For anyone in sales, marketing, loyalty, and so forth, I'd like to start here and say that the purpose of all sales and marketing is really to change behaviour. That's what you're trying to do. You're trying to change the behaviour of a person — buy more Coke, come into a brand, try a new education programme. It works offline and online — our technology works in both contexts — but you're really, fundamentally, trying to change behaviour.


And I'll put it to everyone in sales and marketing that the most effective way to change someone's behaviour is by knowing who they are. Think about it — if you tried to get a random stranger off the street to try a new beauty product, you've got almost no chance. Maybe 10%, maybe they happen to hate their current brand. It's knowing who the person is that enables you to change their behaviour, to upsell, cross-sell, and get them into a brand.
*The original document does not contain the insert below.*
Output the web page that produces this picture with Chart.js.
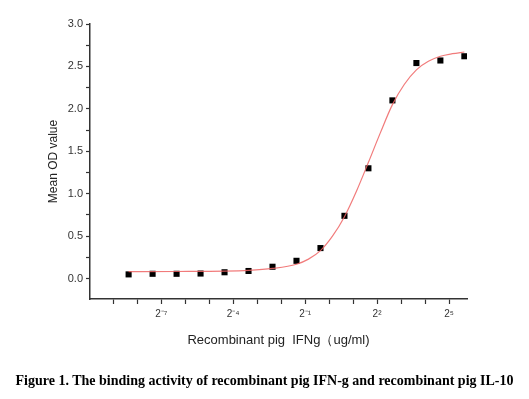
<!DOCTYPE html>
<html>
<head>
<meta charset="utf-8">
<script src="https://cdn.jsdelivr.net/npm/chart.js@4"></script>
<style>
  body { margin: 0; background: #fff; }
  #wrap { position: relative; width: 529px; height: 399px; }
  #caption {
    position: absolute; left: 0; top: 373px; width: 529px;
    text-align: center; font: bold 14px "Liberation Serif", "Times New Roman", serif;
    color: #000; white-space: nowrap;
  }
</style>
</head>
<body>
<div id="wrap">
  <canvas id="chart" width="529" height="399"></canvas>
  <div id="caption">Figure 1. The binding activity of recombinant pig IFN-g and recombinant pig IL-10</div>
</div>

<script>
  // concentrations as log2(ug/ml), 2-fold dilutions from 50 ug/ml
  const doseLog2 = [-8.36, -7.36, -6.36, -5.36, -4.36, -3.36, -2.36, -1.36, -0.36, 0.64, 1.64, 2.64, 3.64, 4.64, 5.64]
  const meanOD = [0.05, 0.057, 0.057, 0.06, 0.075, 0.09, 0.14, 0.21, 0.36, 0.74, 1.30, 2.10, 2.54, 2.57, 2.62]

  // fitted curve
  const fitX = [-8.36, -6.36, -4.36, -3.36, -2.36, -1.36, -0.86, -0.36, 0.14, 0.64, 1.14, 1.64, 2.14, 2.64, 3.14, 3.64, 4.14, 4.64, 5.14, 5.64]
  const fitY = [0.083, 0.084, 0.088, 0.097, 0.12, 0.17, 0.23, 0.33, 0.50, 0.73, 1.03, 1.37, 1.72, 2.05, 2.29, 2.46, 2.56, 2.62, 2.65, 2.67]

  const xTicks = [-9, -8, -7, -6, -5, -4, -3, -2, -1, 0, 1, 2, 3, 4, 5]
  const xTickLabels = { '-7': '2⁻⁷', '-4': '2⁻⁴', '-1': '2⁻¹', '2': '2²', '5': '2⁵' }
  const yTicks = [0, 0.25, 0.5, 0.75, 1, 1.25, 1.5, 1.75, 2, 2.25, 2.5, 2.75, 3]

  const axisColor = '#333'
  const font = "'Liberation Sans', Arial, sans-serif"

  new Chart(document.getElementById('chart'), {
    type: 'scatter',
    data: {
      datasets: [
        {
          type: 'line',
          label: 'fit',
          data: fitX.map((x, i) => ({ x: x, y: fitY[i] })),
          borderColor: 'rgba(238, 100, 100, 0.85)',
          borderWidth: 1.2,
          pointRadius: 0,
          fill: false,
          cubicInterpolationMode: 'monotone'
        },
        {
          label: 'Mean OD',
          data: doseLog2.map((x, i) => ({ x: x, y: meanOD[i] })),
          pointStyle: 'rect',
          pointRadius: 4.3,
          backgroundColor: '#000',
          borderColor: '#000',
          borderWidth: 0
        }
      ]
    },
    options: {
      responsive: false,
      animation: false,
      layout: { padding: { left: 44, top: 24, right: 62, bottom: 40 } },
      plugins: { legend: { display: false }, tooltip: { enabled: false } },
      scales: {
        x: {
          type: 'linear',
          min: -9.97,
          max: 5.75,
          afterFit: s => { s.height = 60 },
          afterBuildTicks: s => { s.ticks = xTicks.map(v => ({ value: v })) },
          border: { color: axisColor, width: 1.5 },
          grid: { drawOnChartArea: false, drawTicks: true, tickLength: 5, color: axisColor, tickWidth: 1.2 },
          ticks: {
            autoSkip: false,
            maxRotation: 0,
            padding: 4,
            color: '#333',
            font: { family: font, size: 10 },
            callback: v => xTickLabels[String(v)] || ''
          },
          title: {
            display: true,
            text: 'Recombinant pig  IFNg（ug/ml)',
            color: '#222',
            font: { family: font, size: 13 },
            padding: { top: 6, bottom: 11 }
          }
        },
        y: {
          min: -0.24,
          max: 3.0,
          afterFit: s => { s.width = 46 },
          afterBuildTicks: s => { s.ticks = yTicks.map(v => ({ value: v })) },
          border: { color: axisColor, width: 1.5 },
          grid: { drawOnChartArea: false, drawTicks: true, tickLength: 4, color: axisColor, tickWidth: 1.2 },
          ticks: {
            autoSkip: false,
            padding: 3,
            color: '#333',
            font: { family: font, size: 11 },
            callback: v => (Math.round(v * 100) % 50 === 0 ? v.toFixed(1) : '')
          },
          title: {
            display: true,
            text: 'Mean OD value',
            color: '#222',
            font: { family: font, size: 12 },
            padding: { top: 2, bottom: 2 }
          }
        }
      }
    }
  })
</script>
</body>
</html>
The more you know about a person, the better and easier it is to change their behaviour.


Think about it this way — if you're trying to change the behaviour of a sibling, a parent, or a partner, and you say, "Hey, you should try this new type of lolly," you're quite successful in doing it. Not withstanding the fact that there's a trust relationship there, you also know the person. You know what they want — and what they want is in fact the product. You know the product to sell them, and you also know the message by which to sell it. I'd posit that that's the basis of sales and marketing from an engineering perspective.


And here's the problem. The way current data science works — everyone's data science — is it takes a whole bunch of transactions and creates a propensity model: a model of ones and zeros and conditional probability to predict behaviour. Everyone uses it. This model — directed graphs, conditional probability models — is what your data science people are doing every day. They take a bunch of transactions, build a propensity model, and for each person say, "You should put this ad in front of this person." This is 1990s technology. It comes from Amazon, the earliest parts of the internet, and Google. And it's of course flawed, because this is not how human sales and influence actually works.


With human sales and influence, you change behaviour based on what you know about the person. It really starts with the person first — and this is what our AI and machine learning does. It asks the question: who is the person, and what do they want? That's really what our large behaviour model seeks to answer using machine learning and AI.


To do this, we need to know certain socio-economic factors, and we need to know their psychology and behaviour. We can keep building upon this profile — understanding their wants, dreams, and desires. This is what we would consider the behavioural model of the person. We have profiled all 28 million people in Australia across all 16 million addresses and created a profile of each and every single person. We've started this equation by fully understanding who people are — and we've done it without stalking their emails, listening to their personal phone calls, watching their browser behaviour, or recording everything they do in apps. We've done it through brute force mathematics. We've created a very deep profile of every single person, and currently the model works on Australians.


So we know who the person is — and only then can we understand what they want. By what they want, I obviously mean products. But here's the really cool bit: by understanding what someone truly wants and who they truly are, we can predict the products they really want — not just the products they're currently using. We can look at what product is most aligned with their psychological and psychometric profile. What product should they really want, but they're not currently using?


The second thing we can do is construct the message. The best message that resonates with a person is one that's built around their psychometric profile, their behaviour, and their psychology. So we can identify what product they should really want, and then determine the optimal message to deliver it — knowing everything we know about that person. Together, those two things allow you to do truly optimal sales and marketing. It's really quite unfair. If you know who a person is before you knock on the door to sell them a vacuum cleaner, you've got a really, really unfair advantage.